## begin Supplied information
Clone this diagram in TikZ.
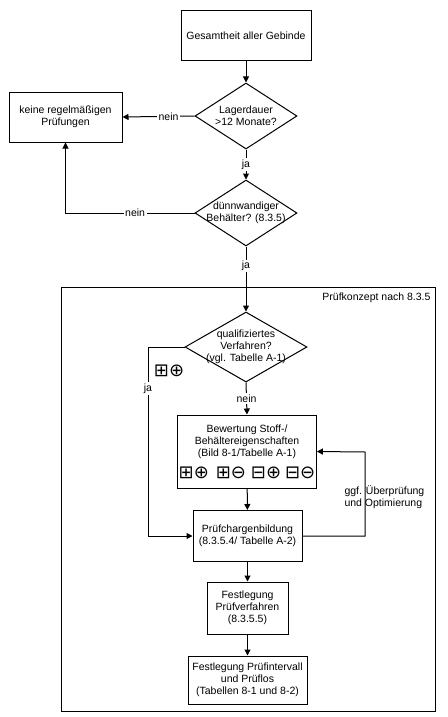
\documentclass[tikz,border=0pt]{standalone}
\usepackage{fontspec}
\setmainfont{Liberation Sans}
\newfontfamily\symfont{DejaVu Sans}
\usetikzlibrary{shapes.geometric,arrows.meta,positioning}

\tikzset{
  box/.style={draw, line width=1pt, align=center, inner sep=1pt},
  decision/.style={draw, diamond, line width=1pt, inner sep=0pt},
  dtext/.style={align=center, inner sep=0pt},
  lbl/.style={fill=white, inner sep=1.5pt},
  line/.style={line width=1pt, -{Triangle[length=6pt,width=6pt]}},
  sym/.style={font=\symfont\fontsize{18}{18}\selectfont, inner sep=0pt}
}

\begin{document}
\begin{tikzpicture}[x=1pt,y=-1pt,font=\fontsize{10.5}{12}\selectfont]
\useasboundingbox (0,0) rectangle (447,717);
% Rahmen Pruefkonzept
\draw [line width=1pt] (61,287) rectangle (435,711);
\node [anchor=north east] (konzept) at (434,289) {Prüfkonzept nach 8.3.5};

\node [box, minimum width=130pt, minimum height=50pt] (gesamt) at (246,36) {Gesamtheit aller Gebinde};
\node [decision, minimum width=102pt, minimum height=66pt,
  label={[dtext]center:Lagerdauer\\>12 Monate?}] (lager) at (246,116) {};
\node [box, minimum width=113pt, minimum height=50pt] (keine) at (65.5,117) {keine regelmäßigen\\Prüfungen};
\node [decision, minimum width=102pt, minimum height=66pt,
  label={[dtext]center:dünnwandiger\\Behälter? (8.3.5)}] (duenn) at (246,213) {};
\node [decision, minimum width=122pt, minimum height=70pt,
  label={[dtext]center:qualifiziertes\\Verfahren?\\(vgl. Tabelle A-1)}] (qual) at (246,347) {};
\node [sym] (symja) at (169,371) {⊞⊕};
\node [box, minimum width=136pt, minimum height=73pt] (bewert) at (247,451.5)
  {Bewertung Stoff-/\\Behältereigenschaften\\(Bild 8-1/Tabelle A-1)\\[7pt]
   {\symfont\fontsize{18}{18}\selectfont ⊞⊕\hspace{7pt}⊞⊖\hspace{5pt}⊟⊕\hspace{4pt}⊟⊖}};
\node [box, minimum width=109pt, minimum height=51pt] (charge) at (247.5,536) {Prüfchargenbildung\\(8.3.5.4/ Tabelle A-2)};
\node [box, minimum width=81pt, minimum height=52pt] (verf) at (247.5,608) {Festlegung\\Prüfverfahren\\(8.3.5.5)};
\node [box, minimum width=119pt, minimum height=48pt] (intervall) at (247.5,680) {Festlegung Prüfintervall\\und Prüflos\\(Tabellen 8-1 und 8-2)};
\node [anchor=west, align=left] (ggf) at (341,497) {ggf. Überprüfung\\und Optimierung};

\coordinate (jaknick) at (148,347);
\coordinate (rueck) at (365,452);

\draw [line] (gesamt) -- (lager);
\draw [line] (lager.west) -- (keine.east) node [lbl, pos=0.36] {nein};
\draw [line] (lager.south) -- (duenn.north) node [lbl, midway] {ja};
\draw [line] (duenn.west) -| (keine.south) node [lbl, pos=0.23] {nein};
\draw [line] (duenn.south) -- (qual.north) node [lbl, pos=0.3] {ja};
\draw [line] (qual.south) -- (bewert.north) node [lbl, midway] {nein};
\draw [line] (qual.west) -- (jaknick) |- (charge.west) node [lbl, pos=0.11] {ja};
\draw [line] (bewert) -- (charge);
\draw [line] (charge.east) -| (rueck) -- (bewert.east);
\draw [line] (charge) -- (verf);
\draw [line] (verf) -- (intervall);
\end{tikzpicture}
\end{document}
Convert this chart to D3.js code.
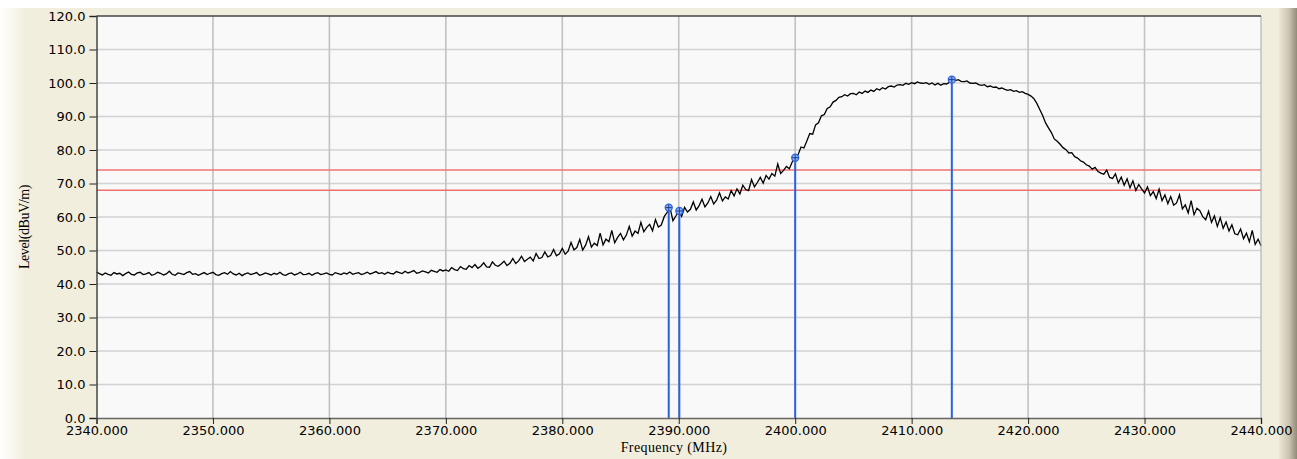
<!DOCTYPE html>
<html lang="en">
<head>
    <meta charset="UTF-8">
    <title>Level vs Frequency</title>
    <script src="https://d3js.org/d3.v7.min.js"></script>
    <style>
        body { margin: 0; background: #fff; }
        svg { display: block; }
        .tick text { font-family: "DejaVu Sans", sans-serif; font-size: 13px; fill: #000; }
        .tick line { stroke: #222; }
        .axis-title { font-family: "Liberation Serif", serif; fill: #000; }
    </style>
</head>
<body>
    <svg width="1297" height="459"></svg>

    <script>
        const width = 1297;
        const height = 459;

        // trace: 2340..2440 MHz, one reading every 0.25 MHz
        const freqStart = 2340;
        const freqStep = 0.25;
        const levels = [
            43.6, 43.1, 42.7, 43.3, 42.9, 42.6, 43.4, 43.0, 43.2, 42.5, 43.1, 43.6, 42.9, 42.7, 43.3, 43.5, 42.8, 43.0, 43.4, 42.6,
            42.9, 43.5, 43.2, 42.7, 43.0, 43.8, 42.9, 42.6, 43.3, 43.1, 42.8, 43.4, 43.7, 42.9, 43.1, 42.6, 43.0, 43.4, 42.8, 43.2,
            43.5, 42.8, 42.6, 43.1, 43.4, 42.9, 43.7, 43.0, 42.7, 43.2, 42.5, 43.0, 43.3, 42.8, 43.1, 43.4, 42.6, 42.9, 43.3, 43.0,
            42.7, 43.2, 42.9, 43.5, 42.8, 42.6, 43.1, 43.3, 42.7, 43.0, 43.5, 42.8, 42.9, 43.2, 42.6, 43.1, 43.4, 42.8, 43.0, 43.3,
            42.9, 42.7, 43.4, 43.1, 42.8, 43.3, 43.0, 43.6, 42.9, 43.2, 43.4, 42.8, 43.1, 43.5, 43.0, 43.3, 43.7, 43.1, 43.4, 42.9,
            43.5, 43.2, 43.0, 43.7, 43.4, 43.1, 43.8, 43.3, 43.6, 44.0, 43.2, 43.5, 43.9, 43.6, 43.3, 44.1, 43.8, 43.5, 44.3, 43.9,
            44.2, 43.8, 44.9, 44.3, 44.0, 45.2, 44.6, 44.4, 45.5, 44.9, 45.8, 44.7, 45.3, 46.3, 45.1, 45.0, 46.6, 45.6, 45.3, 46.0,
            46.8, 45.5, 46.2, 47.6, 46.1, 46.9, 48.3, 46.7, 47.4, 48.0, 46.9, 49.1, 47.6, 47.9, 49.6, 48.1, 48.5, 50.3, 48.4, 49.0,
            50.6, 48.9, 49.8, 52.4, 50.2, 50.9, 53.3, 50.1, 51.6, 54.1, 51.0, 52.2, 51.5, 55.2, 51.7, 53.4, 52.6, 56.0, 52.3, 53.9,
            55.1, 53.2, 54.6, 57.2, 54.3, 55.8, 55.1, 58.4, 55.6, 56.9, 57.8, 55.9, 59.2, 57.0, 57.6, 60.1, 61.4, 62.8, 58.9, 60.3,
            61.8, 60.2, 62.9, 61.5, 62.3, 64.5, 62.1, 63.4, 65.3, 63.0, 64.2, 66.1, 63.9, 65.0, 67.2, 64.8, 66.0, 65.4, 67.9, 66.3,
            68.4, 66.9, 69.5, 68.2, 67.9, 71.2, 69.0, 70.3, 71.8, 70.1, 72.4, 71.3, 73.0, 72.2, 75.8, 73.0, 73.9, 75.1, 74.4, 76.5,
            77.8, 78.6, 80.9, 80.6, 82.7, 84.9, 84.7, 87.5, 88.1, 90.2, 90.6, 92.4, 92.9, 94.3, 94.8, 95.7, 95.9, 96.5, 96.1, 96.8,
            96.9, 96.5, 97.3, 96.9, 97.6, 97.2, 97.9, 97.5, 98.3, 97.9, 98.6, 98.2, 98.9, 99.1, 98.8, 99.4, 99.5, 99.3, 99.9, 99.6,
            100.1, 99.8, 100.3, 100.0, 99.9, 100.1, 99.6, 100.0, 99.4, 99.9, 99.3, 99.8, 99.7, 100.2, 100.9, 100.7, 101.0, 100.5, 100.4, 100.6,
            100.0, 99.9, 100.0, 99.5, 99.3, 99.5, 98.9, 99.1, 98.7, 98.8, 98.3, 98.5, 98.1, 97.8, 98.0, 97.5, 97.7, 97.2, 97.4, 96.9,
            96.6, 96.1, 95.3, 93.9, 92.1, 90.3, 88.1, 86.6, 85.2, 83.3, 82.6, 81.7, 80.7, 80.1, 79.1, 79.2, 78.0, 77.6, 76.8, 76.4,
            75.6, 75.2, 74.3, 74.8, 73.6, 73.1, 72.8, 74.0, 71.8, 71.5, 72.9, 70.2, 71.9, 69.5, 71.4, 68.7, 70.8, 67.9, 69.7, 68.4,
            67.2, 69.0, 66.4, 67.6, 65.5, 68.3, 64.9, 66.6, 64.0, 66.1, 63.5, 64.2, 66.6, 62.4, 63.6, 61.2, 64.9, 60.7, 62.6, 61.9,
            60.1, 59.2, 61.7, 58.4, 60.3, 57.2, 59.8, 56.6, 58.5, 55.8, 57.7, 55.0, 54.7, 56.4, 53.5, 55.2, 52.6, 56.0, 51.8, 53.4,
            51.4
        ];

        // markers
        const markerFreqs = [2389.14, 2390.05, 2400.0, 2413.45];
        const markerLevels = [62.8, 61.8, 77.7, 101.0];

        // limit lines (dBuV/m)
        const limits = [74, 68];

        const xTicks = [2340, 2350, 2360, 2370, 2380, 2390, 2400, 2410, 2420, 2430, 2440];
        const yTicks = [0, 10, 20, 30, 40, 50, 60, 70, 80, 90, 100, 110, 120];

        const svg = d3.select("svg")
            .attr("width", width)
            .attr("height", height);

        const x = d3.scaleLinear().domain([2340, 2440]).range([96.5, 1261]);
        const y = d3.scaleLinear().domain([0, 120]).range([418, 16]);

        const defs = svg.append("defs");
        const leftGrad = defs.append("linearGradient").attr("id", "leftGrad");
        leftGrad.append("stop").attr("offset", "0%").attr("stop-color", "#ffffff");
        leftGrad.append("stop").attr("offset", "100%").attr("stop-color", "#f1eedd");
        const rightGrad = defs.append("linearGradient").attr("id", "rightGrad");
        rightGrad.append("stop").attr("offset", "0%").attr("stop-color", "#ebe7d4");
        rightGrad.append("stop").attr("offset", "55%").attr("stop-color", "#c9c5b1");
        rightGrad.append("stop").attr("offset", "100%").attr("stop-color", "#8f8b79");

        // window frame
        svg.append("rect").attr("width", width).attr("height", height).attr("fill", "#fff");
        svg.append("rect").attr("x", 0).attr("y", 8).attr("width", width).attr("height", height - 8).attr("fill", "#f1eedd");
        svg.append("rect").attr("x", 0).attr("y", 8).attr("width", 26).attr("height", height - 8).attr("fill", "url(#leftGrad)");
        svg.append("rect").attr("x", 1279).attr("y", 8).attr("width", 18).attr("height", height - 8).attr("fill", "url(#rightGrad)");

        // plot area
        svg.append("rect")
            .attr("x", x(2340)).attr("y", y(120))
            .attr("width", x(2440) - x(2340)).attr("height", y(0) - y(120))
            .attr("fill", "#f9f9f9");

        // grid
        svg.append("g").selectAll("line")
            .data(yTicks.slice(1, -1))
            .enter().append("line")
            .attr("x1", x(2340)).attr("x2", x(2440))
            .attr("y1", d => y(d)).attr("y2", d => y(d))
            .attr("stroke", "#d2d2d2").attr("stroke-width", 1.5);

        svg.append("g").selectAll("line")
            .data(xTicks.slice(1, -1))
            .enter().append("line")
            .attr("x1", d => x(d)).attr("x2", d => x(d))
            .attr("y1", y(0)).attr("y2", y(120))
            .attr("stroke", "#c2c2c2").attr("stroke-width", 1.6);

        // limit lines
        svg.append("g").selectAll("line")
            .data(limits)
            .enter().append("line")
            .attr("x1", x(2340)).attr("x2", x(2440))
            .attr("y1", d => y(d)).attr("y2", d => y(d))
            .attr("stroke", "#f07070").attr("stroke-width", 1.5);

        // trace
        const line = d3.line()
            .x((d, i) => x(freqStart + i * freqStep))
            .y(d => y(d));

        svg.append("path")
            .datum(levels)
            .attr("fill", "none")
            .attr("stroke", "#000")
            .attr("stroke-width", 1.3)
            .attr("d", line);

        // marker lines + dots
        const markers = markerFreqs.map((f, i) => ({ f: f, v: markerLevels[i] }));

        svg.append("g").selectAll("line")
            .data(markers)
            .enter().append("line")
            .attr("x1", d => x(d.f)).attr("x2", d => x(d.f))
            .attr("y1", y(0)).attr("y2", d => y(d.v))
            .attr("stroke", "#2a62e0").attr("stroke-width", 2);

        const dots = svg.append("g").selectAll("g")
            .data(markers)
            .enter().append("g")
            .attr("transform", d => `translate(${x(d.f)},${y(d.v)})`);
        dots.append("circle").attr("r", 3.5).attr("fill", "#8fb0f0").attr("stroke", "#2a62e0").attr("stroke-width", 1.3);
        dots.append("path").attr("d", "M-3,0H3M0,-3V3").attr("stroke", "#1a3a90").attr("stroke-width", 1);

        // border
        svg.append("line").attr("x1", x(2440)).attr("x2", x(2440)).attr("y1", y(0)).attr("y2", y(120))
            .attr("stroke", "#a8a8a8").attr("stroke-width", 1);
        svg.append("line").attr("x1", x(2340)).attr("x2", x(2440)).attr("y1", y(120)).attr("y2", y(120))
            .attr("stroke", "#444").attr("stroke-width", 1.5);

        // axes
        const yAxis = d3.axisLeft(y)
            .tickValues(yTicks)
            .tickFormat(d3.format(".1f"))
            .tickSize(7)
            .tickPadding(4);

        const xAxis = d3.axisBottom(x)
            .tickValues(xTicks)
            .tickFormat(d3.format(".3f"))
            .tickSize(6)
            .tickPadding(2);

        svg.append("g")
            .attr("transform", `translate(${x(2340)},0)`)
            .call(yAxis)
            .call(g => g.select(".domain").attr("stroke", "#444").attr("stroke-width", 1.5));

        svg.append("g")
            .attr("transform", `translate(0,${y(0)})`)
            .call(xAxis)
            .call(g => g.select(".domain").attr("stroke", "#666").attr("stroke-width", 1.5));

        svg.append("text")
            .attr("class", "axis-title")
            .attr("x", 674)
            .attr("y", 452)
            .style("text-anchor", "middle")
            .style("font-size", "14px")
            .style("letter-spacing", "0.4px")
            .text("Frequency (MHz)");

        svg.append("text")
            .attr("class", "axis-title")
            .attr("transform", "translate(29,227) rotate(-90)")
            .style("text-anchor", "middle")
            .style("font-size", "14px")
            .style("letter-spacing", "-0.4px")
            .text("Level(dBuV/m)");
    </script>
</body>
</html>
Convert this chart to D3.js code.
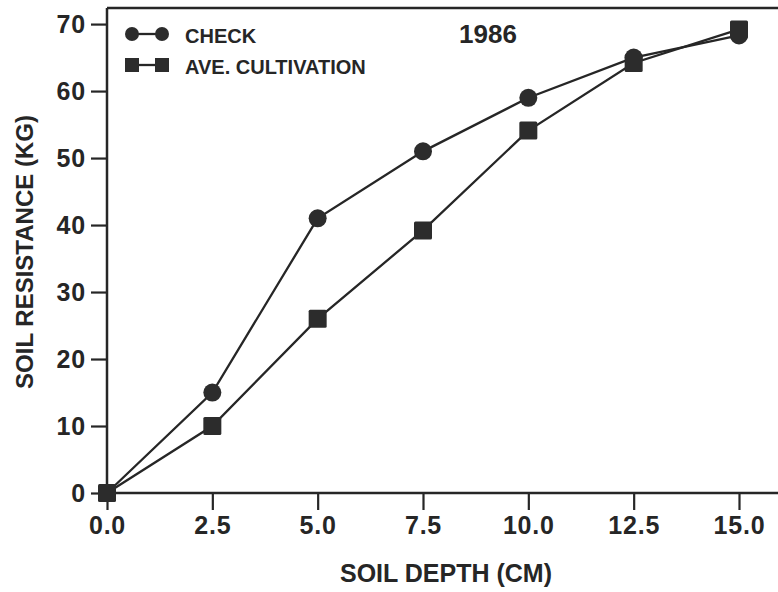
<!DOCTYPE html>
<html>
<head>
<meta charset="utf-8">
<script src="https://cdn.jsdelivr.net/npm/d3@7"></script>
<style>
  body { margin: 0; background: #fff; }
  svg { display: block; }
  text { font-family: "Liberation Sans", Arial, sans-serif; font-weight: bold; fill: #262626; }
</style>
</head>
<body>
<svg width="778" height="592"></svg>
<script>
// soil resistance vs depth, 1986
var depths = [0, 2.5, 5.0, 7.5, 10.0, 12.5, 15.0];
var check = [0, 15, 41, 51, 59, 65, 68.3];
var aveCultivation = [0, 10, 26, 39.2, 54.1, 64.2, 69.2];
var xTicks = [0, 2.5, 5, 7.5, 10, 12.5, 15];
var yTicks = [0, 10, 20, 30, 40, 50, 60, 70];

var svg = d3.select("svg"),
    width = +svg.attr("width"),
    height = +svg.attr("height"),
    ink = "#262626";

var x = d3.scaleLinear().domain([0, 15]).range([107, 739]);
var y = d3.scaleLinear().domain([0, 72.4]).range([493, 8]);

// frame: top edge runs off the right side of the picture
svg.append("line")
    .attr("x1", x(0)).attr("x2", width)
    .attr("y1", y(72.4)).attr("y2", y(72.4))
    .attr("stroke", ink).attr("stroke-width", 2.5);

var xAxis = svg.append("g")
    .attr("transform", "translate(0," + y(0) + ")")
    .call(d3.axisBottom(x).tickValues(xTicks).tickSize(17).tickPadding(6)
      .tickFormat(d3.format(".1f")));

var yAxis = svg.append("g")
    .attr("transform", "translate(" + x(0) + ",0)")
    .call(d3.axisLeft(y).tickValues(yTicks).tickSize(16).tickPadding(5));

[xAxis, yAxis].forEach(function(a) {
  a.select(".domain").remove();
  a.selectAll(".tick line").attr("stroke", ink).attr("stroke-width", 2.2);
  a.selectAll(".tick text").style("font-size", "25px").style("letter-spacing", "0.8px").attr("fill", ink);
});

// axis lines drawn by hand so they reach the picture edge
svg.append("line")
    .attr("x1", x(0)).attr("x2", width)
    .attr("y1", y(0)).attr("y2", y(0))
    .attr("stroke", ink).attr("stroke-width", 2.5);
svg.append("line")
    .attr("x1", x(0)).attr("x2", x(0))
    .attr("y1", y(72.4)).attr("y2", y(0))
    .attr("stroke", ink).attr("stroke-width", 2.5);

var line = d3.line()
    .x(function(d) { return x(d[0]); })
    .y(function(d) { return y(d[1]); });

var checkPts = depths.map(function(d, i) { return [d, check[i]]; });
var cultPts = depths.map(function(d, i) { return [d, aveCultivation[i]]; });

svg.append("path").datum(checkPts)
    .attr("d", line).attr("fill", "none")
    .attr("stroke", ink).attr("stroke-width", 2.3);
svg.append("path").datum(cultPts)
    .attr("d", line).attr("fill", "none")
    .attr("stroke", ink).attr("stroke-width", 2.3);

svg.selectAll(".check").data(checkPts)
  .enter().append("circle")
    .attr("class", "check")
    .attr("cx", function(d) { return x(d[0]); })
    .attr("cy", function(d) { return y(d[1]); })
    .attr("r", 9)
    .attr("fill", "#2c2c2c");

svg.selectAll(".cult").data(cultPts)
  .enter().append("rect")
    .attr("class", "cult")
    .attr("x", function(d) { return x(d[0]) - 9; })
    .attr("y", function(d) { return y(d[1]) - 9; })
    .attr("width", 18).attr("height", 18)
    .attr("rx", 1.5)
    .attr("fill", "#2c2c2c");

// legend
var legend = svg.append("g");
legend.append("line").attr("x1", 132).attr("x2", 162).attr("y1", 34).attr("y2", 34)
    .attr("stroke", ink).attr("stroke-width", 2.3);
legend.append("circle").attr("cx", 132).attr("cy", 34).attr("r", 7).attr("fill", "#2c2c2c");
legend.append("circle").attr("cx", 162).attr("cy", 34).attr("r", 7).attr("fill", "#2c2c2c");
legend.append("text").attr("x", 185).attr("y", 43).style("font-size", "20px").text("CHECK");

legend.append("line").attr("x1", 132).attr("x2", 162).attr("y1", 65).attr("y2", 65)
    .attr("stroke", ink).attr("stroke-width", 2.3);
legend.append("rect").attr("x", 125).attr("y", 58).attr("width", 14).attr("height", 14).attr("fill", "#2c2c2c");
legend.append("rect").attr("x", 155).attr("y", 58).attr("width", 14).attr("height", 14).attr("fill", "#2c2c2c");
legend.append("text").attr("x", 185).attr("y", 74).style("font-size", "20px").text("AVE. CULTIVATION");

svg.append("text").attr("x", 488).attr("y", 43)
    .attr("text-anchor", "middle").style("font-size", "26px").text("1986");

// axis titles
svg.append("text")
    .attr("x", 446).attr("y", 582)
    .attr("text-anchor", "middle").style("font-size", "25px")
    .text("SOIL DEPTH (CM)");

svg.append("text")
    .attr("transform", "translate(33,252) rotate(-90)")
    .attr("text-anchor", "middle").style("font-size", "24px")
    .text("SOIL RESISTANCE (KG)");
</script>
</body>
</html>
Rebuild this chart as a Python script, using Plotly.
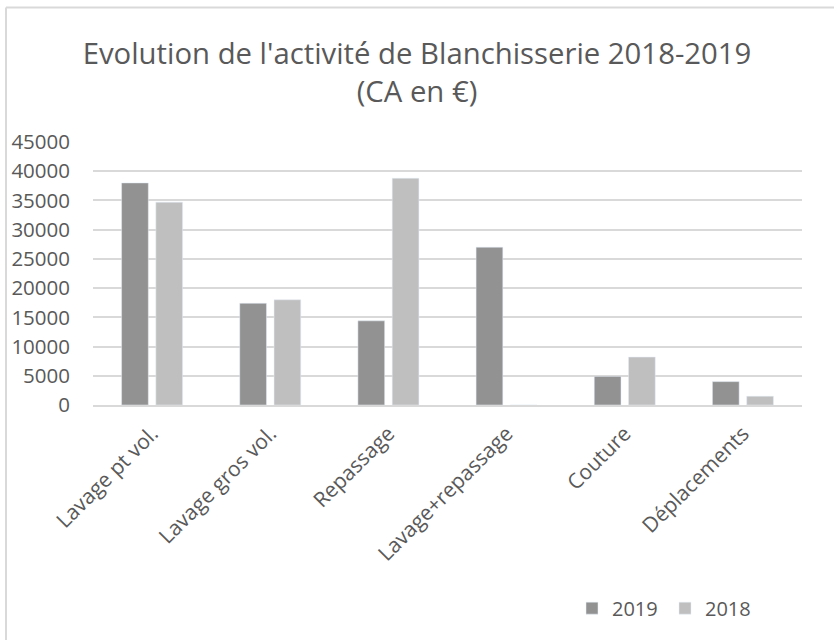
import plotly.graph_objects as go

categories = ['Lavage pt vol.', 'Lavage gros vol.', 'Repassage', 'Lavage+repassage', 'Couture', 'Déplacements']
ca_2019 = [38000, 17400, 14400, 27000, 4900, 4000]
ca_2018 = [34700, 18000, 38800, 0, 8200, 1500]
y_ticks = list(range(0, 45001, 5000))

FONT = 'Open Sans'
TXT = '#595959'

fig = go.Figure()
fig.add_trace(go.Bar(x=categories, y=ca_2019, name='2019', marker_color='#929292'))
fig.add_trace(go.Bar(x=categories, y=ca_2018, name='2018', marker_color='#bfbfbf'))

L, R, T, B = 93, 32, 142, 230
W, H = 834, 640
pw, ph = W - L - R, H - T - B

# outer chart border (only left and top edges are visible in the frame)
bx = (6 - L) / pw
by = 1 + (T - 5) / ph
fig.add_shape(type='line', xref='paper', yref='paper', x0=bx, x1=bx, y0=by, y1=-B / ph - 0.1,
              line=dict(color='#d9d9d9', width=2))
fig.add_shape(type='line', xref='paper', yref='paper', x0=bx, x1=1 + R / pw + 0.1, y0=by, y1=by,
              line=dict(color='#d9d9d9', width=2))

fig.update_layout(
    width=W, height=H,
    margin=dict(l=L, r=R, t=T, b=B),
    paper_bgcolor='white', plot_bgcolor='white',
    font=dict(family=FONT, color=TXT),
    title=dict(text="Evolution de l'activité de Blanchisserie 2018-2019<br>(CA en €)",
               x=0.5, xanchor='center', y=1 - 64 / H, yanchor='middle',
               font=dict(size=29.3, family=FONT, color=TXT)),
    barmode='group', bargap=0.42, bargroupgap=0.22,
    showlegend=True,
    legend=dict(orientation='h', x=(572 - L) / pw, xanchor='left', y=-(617 - T - ph) / ph,
                yanchor='middle', font=dict(size=20, color=TXT), itemwidth=30,
                entrywidth=48, traceorder='normal'),
    xaxis=dict(tickangle=-45, tickfont=dict(size=21, color=TXT), showline=True,
               linecolor='#d9d9d9', linewidth=2, ticks='', ticklabelstandoff=6),
    yaxis=dict(range=[0, 45000], tickvals=y_ticks, ticktext=[str(v) for v in y_ticks],
               tickfont=dict(size=20.5, color=TXT),
               showgrid=True, gridcolor='#d9d9d9', gridwidth=2, zeroline=False, ticks='',
               ticklabelstandoff=22),
)

# page has a default 8px body margin; drop it so the figure sits at the window origin
fig.write_html('out.html', config={'displayModeBar': False},
               post_script="document.body.style.margin='0';")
## end Supplied information
Exercise requirements: Print exactly the lines from the line containing "Rebuild this chart" through the line containing "pw, ph = W - L - R, H - T - B", and omit any picture found among them.

Response to this exercise:
Rebuild this chart as a Python script, using Plotly.
import plotly.graph_objects as go

categories = ['Lavage pt vol.', 'Lavage gros vol.', 'Repassage', 'Lavage+repassage', 'Couture', 'Déplacements']
ca_2019 = [38000, 17400, 14400, 27000, 4900, 4000]
ca_2018 = [34700, 18000, 38800, 0, 8200, 1500]
y_ticks = list(range(0, 45001, 5000))

FONT = 'Open Sans'
TXT = '#595959'

fig = go.Figure()
fig.add_trace(go.Bar(x=categories, y=ca_2019, name='2019', marker_color='#929292'))
fig.add_trace(go.Bar(x=categories, y=ca_2018, name='2018', marker_color='#bfbfbf'))

L, R, T, B = 93, 32, 142, 230
W, H = 834, 640
pw, ph = W - L - R, H - T - B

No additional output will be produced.